The United States’ soccer league. While the quality of play and players dips from the above two leagues, the MLS remains an extremely affordable, (where else can you get season tickets for only $200?), very very fun and a surprisingly competitive feeder system to the international leagues. Currently having 16 teams (soon to be 18 by 2011 and 20 by 2012), the MLS lets you see both players on the rise, and with their upward revenue they are experiencing, older international players cashing in on the rising popularity of the sport here. While still a work in progress, the MLS has the potential to be a major player in the world scene someday while still having the purity of sport that many wish they could have in the MLB/NFL/NBA.
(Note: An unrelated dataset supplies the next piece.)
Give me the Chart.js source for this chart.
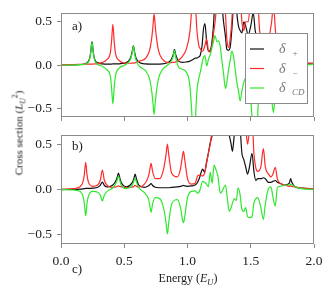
<!DOCTYPE html>
<html>
<head>
<meta charset="utf-8">
<script src="https://cdn.jsdelivr.net/npm/chart.js@4.4.0/dist/chart.umd.min.js"></script>
<style>
  body { margin: 0; background: #fff; width: 334px; height: 289px; position: relative; overflow: hidden;
         font-family: "Liberation Serif", "Times New Roman", serif; }
  canvas { position: absolute; left: 0; }
  #chartA { top: 0; }
  #chartB { top: 122px; }
  .txt { position: absolute; color: #222; white-space: nowrap; line-height: 1; }
  #ylab { left: 19px; top: 133px; font-size: 11px; transform: translate(-50%, -50%) rotate(-90deg); }
  #xlab { left: 188px; top: 272px; font-size: 12px; transform: translateX(-50%); }
  sub, sup { font-size: 70%; line-height: 0; }
</style>
</head>
<body>
<canvas id="chartA" width="334" height="130"></canvas>
<canvas id="chartB" width="334" height="167"></canvas>
<div class="txt" style="left:72px;top:19px;font-size:13px;">a)</div>
<div class="txt" style="left:72px;top:139px;font-size:13px;">b)</div>
<div class="txt" style="left:72px;top:262px;font-size:13px;">c)</div>
<div class="txt" id="ylab">Cross section (<i>L</i><sub><i>U</i></sub><sup>2</sup>)</div>
<div class="txt" id="xlab">Energy (<i>E</i><sub><i>U</i></sub>)</div>
<script>
// panel a)
const energyA = [0.00,0.10,0.16,0.20,0.225,0.235,0.245,0.255,0.265,0.29,
  0.33,0.36,0.39,0.40,0.41,0.42,0.43,0.46,0.50,0.53,
  0.552,0.562,0.572,0.582,0.592,0.62,0.67,0.70,0.716,0.726,
  0.736,0.746,0.756,0.772,0.80,0.84,0.87,0.887,0.897,0.907,
  0.93,0.96,0.99,1.02,1.04,1.05,1.06,1.074,1.09,1.10,
  1.115,1.126,1.138,1.152,1.166,1.18,1.192,1.205,1.218,1.232,
  1.245,1.258,1.271,1.285,1.30,1.311,1.325,1.337,1.35,1.364,
  1.377,1.39,1.403,1.416,1.43,1.445,1.46,1.48,1.50,1.52,
  1.535,1.55,1.57,1.60,1.64,1.665,1.68,1.695,1.72,1.78,
  1.85,1.95,2.00];
const plusA = [0.000,0.002,0.006,0.020,0.070,0.150,0.270,0.150,0.070,0.025,
  0.012,0.010,0.010,0.011,0.012,0.012,0.012,0.014,0.020,0.040,
  0.090,0.150,0.220,0.150,0.085,0.030,0.012,0.010,0.010,0.010,
  0.010,0.010,0.010,0.011,0.012,0.025,0.060,0.120,0.180,0.120,
  0.045,0.030,0.035,0.045,0.060,0.070,0.080,0.080,0.095,0.110,
  0.220,0.410,0.480,0.260,0.160,0.170,0.250,0.450,0.800,0.900,
  0.850,0.800,0.700,0.500,0.330,0.180,0.170,0.200,0.400,0.700,
  0.900,0.600,0.450,0.400,0.370,0.500,0.450,0.350,0.450,0.600,
  0.400,0.300,0.200,0.150,0.100,0.100,0.100,0.100,0.080,0.050,
  0.030,0.020,0.018];
const minusA = [0.004,0.006,0.008,0.009,0.010,0.010,0.010,0.011,0.012,0.016,
  0.030,0.060,0.140,0.280,0.470,0.280,0.140,0.050,0.025,0.020,
  0.020,0.021,0.022,0.024,0.027,0.045,0.080,0.170,0.300,0.430,
  0.590,0.430,0.300,0.160,0.070,0.030,0.028,0.030,0.032,0.036,
  0.055,0.100,0.180,0.400,0.800,1.000,0.800,0.410,0.220,0.190,
  0.160,0.170,0.230,0.300,0.160,0.150,0.220,0.350,0.500,0.700,
  0.800,0.900,1.000,0.900,0.600,0.300,0.200,0.300,0.500,0.900,
  1.000,0.900,0.800,0.800,0.500,0.400,0.500,0.500,0.800,1.000,
  1.200,1.000,0.400,0.250,0.300,0.500,0.700,0.400,0.150,0.060,
  0.030,0.020,0.018];
const cdA = [0.000,-0.002,0.004,0.015,0.060,0.140,0.265,0.140,0.058,0.008,
  -0.018,-0.050,-0.130,-0.270,-0.450,-0.270,-0.130,-0.036,-0.005,0.025,
  0.075,0.135,0.215,0.130,0.060,-0.015,-0.068,-0.160,-0.290,-0.420,
  -0.570,-0.420,-0.290,-0.150,-0.058,-0.005,0.040,0.100,0.170,0.085,
  -0.025,-0.050,-0.080,-0.250,-0.700,-0.900,-0.700,-0.310,-0.150,-0.090,
  0.020,0.086,0.110,-0.010,0.070,0.120,0.190,0.270,0.340,0.270,
  0.280,0.220,0.060,-0.100,-0.270,-0.200,-0.050,0.050,0.160,0.100,
  -0.050,-0.200,-0.300,-0.415,-0.300,-0.200,-0.150,-0.200,-0.400,-0.800,
  -0.900,-0.700,-0.200,-0.100,-0.200,-0.400,-0.550,-0.300,-0.070,-0.010,
  0.000,0.005,0.010];

// panel b)
const energyB = [0.0,0.1,0.15,0.175,0.185,0.195,0.205,0.215,0.25,0.29,
  0.31,0.327,0.343,0.37,0.41,0.435,0.445,0.454,0.463,0.475,
  0.52,0.56,0.576,0.586,0.596,0.615,0.66,0.69,0.70,0.712,
  0.724,0.745,0.78,0.81,0.83,0.841,0.852,0.875,0.92,0.945,
  0.958,0.968,0.978,1.0,1.03,1.06,1.08,1.095,1.12,1.135,
  1.15,1.165,1.18,1.195,1.21,1.225,1.24,1.26,1.28,1.30,
  1.315,1.33,1.345,1.355,1.37,1.385,1.40,1.415,1.43,1.445,
  1.46,1.475,1.49,1.51,1.525,1.54,1.555,1.58,1.60,1.615,
  1.64,1.66,1.675,1.694,1.71,1.73,1.77,1.805,1.815,1.825,
  1.85,1.9,2.0];
const plusB = [0.0,0.002,0.005,0.008,0.01,0.012,0.012,0.012,0.015,0.025,
  0.045,0.083,0.045,0.03,0.05,0.1,0.14,0.18,0.14,0.08,
  0.03,0.07,0.12,0.17,0.12,0.05,0.025,0.04,0.05,0.065,
  0.045,0.025,0.02,0.02,0.02,0.02,0.02,0.025,0.03,0.035,
  0.04,0.045,0.04,0.035,0.04,0.05,0.08,0.13,0.225,0.19,
  0.30,0.40,0.52,0.6,0.8,0.9,0.8,0.8,0.7,0.8,
  0.7,0.6,0.5,0.42,0.6,0.7,0.8,0.7,0.4,0.33,
  0.25,0.17,0.25,0.40,0.2,0.1,0.12,0.12,0.13,0.12,
  0.08,0.08,0.09,0.1,0.08,0.07,0.05,0.07,0.12,0.08,
  0.03,0.015,0.01];
const minusB = [0.005,0.01,0.03,0.09,0.17,0.30,0.17,0.09,0.035,0.05,
  0.1,0.215,0.1,0.04,0.025,0.03,0.035,0.04,0.035,0.03,
  0.02,0.025,0.035,0.045,0.035,0.03,0.06,0.14,0.2,0.29,
  0.2,0.12,0.12,0.22,0.38,0.50,0.38,0.18,0.14,0.23,
  0.35,0.42,0.33,0.12,0.06,0.07,0.15,0.16,0.15,0.18,
  0.28,0.4,0.5,0.65,0.7,0.8,0.9,0.85,0.7,0.75,
  0.8,0.9,0.8,0.6,0.7,0.75,0.8,0.9,0.7,0.6,
  0.65,0.5,0.65,0.8,0.4,0.24,0.2,0.25,0.45,0.25,
  0.17,0.14,0.17,0.245,0.12,0.07,0.05,0.035,0.04,0.035,
  0.03,0.015,0.01];
const cdB = [0.0,-0.005,-0.02,-0.08,-0.16,-0.29,-0.16,-0.08,-0.02,-0.03,
  -0.06,-0.125,-0.06,-0.015,0.02,0.07,0.11,0.15,0.11,0.05,
  0.01,0.04,0.09,0.125,0.085,0.02,-0.035,-0.1,-0.16,-0.25,
  -0.16,-0.09,-0.1,-0.2,-0.36,-0.49,-0.36,-0.16,-0.11,-0.2,
  -0.31,-0.365,-0.3,-0.09,-0.02,-0.015,-0.04,-0.02,0.09,0.08,
  0.06,0.03,0.19,0.07,0.27,0.22,0.15,-0.04,0.0,0.05,
  -0.1,-0.24,-0.2,-0.15,-0.1,-0.12,0.02,-0.05,-0.22,-0.24,
  -0.2,-0.3,-0.31,-0.3,-0.15,-0.1,-0.09,-0.2,-0.33,-0.16,
  0.01,0.03,-0.08,-0.18,0.02,0.035,0.05,0.05,0.06,0.055,
  0.03,0.01,0.0];

const xTicks = [0, 0.5, 1, 1.5, 2];
const xTickLabels = ['0.0', '0.5', '1.0', '1.5', '2.0'];
const yTicks = [-0.5, 0, 0.5];
const yTickLabels = ['\u22120.5', '0.0', '0.5'];
const legendSubs = ['+', '\u2212', 'CD'];
const seriesColors = ['#111111', '#ff2a2a', '#2ee82e']; // plus, minus, CD

const FONT = '"Liberation Serif", "Times New Roman", serif';
const AXIS_GRAY = '#8a8a8a';

const framePlugin = {
  id: 'frame',
  afterDraw(chart) {
    const { ctx, chartArea: a } = chart;
    ctx.save();
    ctx.strokeStyle = AXIS_GRAY;
    ctx.lineWidth = 1;
    ctx.strokeRect(Math.round(a.left) + 0.5, Math.round(a.top) + 0.5,
                   Math.round(a.width) - 1, Math.round(a.height) - 1);
    ctx.restore();
  }
};

// box legend inside panel a, over the curves
const legendPlugin = {
  id: 'sigmaLegend',
  afterDatasetsDraw(chart) {
    const ctx = chart.ctx;
    const rows = [49, 68.5, 88];
    ctx.save();
    ctx.fillStyle = '#fff';
    ctx.fillRect(245, 33, 63, 71);
    ctx.strokeStyle = AXIS_GRAY;
    ctx.lineWidth = 1;
    ctx.strokeRect(245.5, 33.5, 62, 70);
    legendSubs.forEach((sub, i) => {
      const y = rows[i];
      ctx.strokeStyle = seriesColors[i];
      ctx.lineWidth = 1.2;
      ctx.beginPath();
      ctx.moveTo(250, y);
      ctx.lineTo(264, y);
      ctx.stroke();
      ctx.fillStyle = '#777';
      ctx.textBaseline = 'alphabetic';
      ctx.font = 'italic 14px ' + FONT;
      ctx.fillText('\u03b4', 279, y + 4);
      ctx.font = 'italic 9px ' + FONT;
      ctx.fillText(sub, 292, y + 7);
    });
    ctx.restore();
  }
};

function series(xs, ys, color) {
  return {
    data: xs.map((x, i) => ({ x: x, y: ys[i] })),
    borderColor: color,
    borderWidth: 1.2,
    pointRadius: 0,
    fill: false,
    cubicInterpolationMode: 'monotone'
  };
}

function panel(id, xs, plus, minus, cd, showX, xHeight, plugins) {
  new Chart(document.getElementById(id), {
    type: 'line',
    data: {
      // CD drawn on top, then minus, then plus
      datasets: [
        series(xs, cd, seriesColors[2]),
        series(xs, minus, seriesColors[1]),
        series(xs, plus, seriesColors[0])
      ]
    },
    options: {
      responsive: false,
      animation: false,
      layout: { padding: { top: 10, right: 20, left: 0, bottom: 0 } },
      plugins: { legend: { display: false }, tooltip: { enabled: false } },
      scales: {
        x: {
          type: 'linear', min: 0, max: 2,
          afterBuildTicks: s => { s.ticks = xTicks.map(v => ({ value: v })); },
          afterFit: s => { s.height = xHeight; },
          grid: { drawOnChartArea: false, drawTicks: true, tickLength: 4, color: AXIS_GRAY },
          border: { display: false },
          ticks: {
            autoSkip: false, maxRotation: 0, padding: 5, color: '#222',
            font: { family: FONT, size: 13.5 },
            callback: (v, i) => showX ? xTickLabels[i] : ''
          }
        },
        y: {
          min: -0.6, max: 0.6,
          afterBuildTicks: s => { s.ticks = yTicks.map(v => ({ value: v })); },
          afterFit: s => { s.width = 61; },
          grid: { drawOnChartArea: false, drawTicks: true, tickLength: 4, color: AXIS_GRAY },
          border: { display: false },
          ticks: {
            autoSkip: false, padding: 5, color: '#222',
            font: { family: FONT, size: 13.5 },
            callback: (v, i) => yTickLabels[i]
          }
        }
      }
    },
    plugins: plugins
  });
}

panel('chartA', energyA, plusA, minusA, cdA, false, 8, [framePlugin, legendPlugin]);
panel('chartB', energyB, plusB, minusB, cdB, true, 45, [framePlugin]);
</script>
</body>
</html>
And now, for some goodbyes:
Goodbye Larissa (Paraguay Girl) Requelme. You have truly risen above the hundreds of other “hot girls who get their picture taken” at the World Cup. May you turn this into a hopefully not heavily airbrushed Playboy spread in the States in the near future, even while people like me have been posting your naked pictures online for weeks now.
Farewell Diego MARADONA. The coolest man in the tournament, your World Cup campaign as coach of Argentina involved telling people to suck it, running reporters over in your car, wearing ill-fitting and expensive suits, rolling with what looked like mafia hitmen as your assistant coaches, breaking up fights, trying to fight the German fans, thinking a German player was a ball boy and in general being an outstanding source of entertainment. If you spoke English, you would surely have made a guest spot on the Jimmy Kimmel show by now, but we will settle for the hope that you would make an excellent NBA coach if you had the right team and players around you.
Goodbye 30 Hot Dutch girls, for giving hope to anyone that works as a shot girl/rep for a liquor company. YOU TOO could get your face on every website for getting paid to promote alcohol if the cards fall just right.
See you later, Ghana “BLACK STAR SEX MACHINES”, for having weirdly named rap groups and for having weird fans that bring huge banners to the games. Your USA karma is now even, as you beat the US, then suffered the most painful loss ever to Uruguay the next game.
Thanks France, for falling apart in an entertaining way.
Thanks England, for also falling apart but having amazing newspapers to document it.
And thank you to all of you, who read about a sport that you at the very least were casually interested in.
Putting Cthulhu in the image drew me in. Ia! Ia! Cthulhu ftagen. That could mean Yay World cup to the Ancient Ones. I’m not sure.
Which one of those soccer things am I supposed to watch? PICK FOR ME
don’t mess with the octopus
JW, Just wanted to say how great your coverage was. I can honestly tell you I didn’t give a fig for soccer before, but I really enjoyed your coverage of it. You made it so much fun 🙂 Thank you!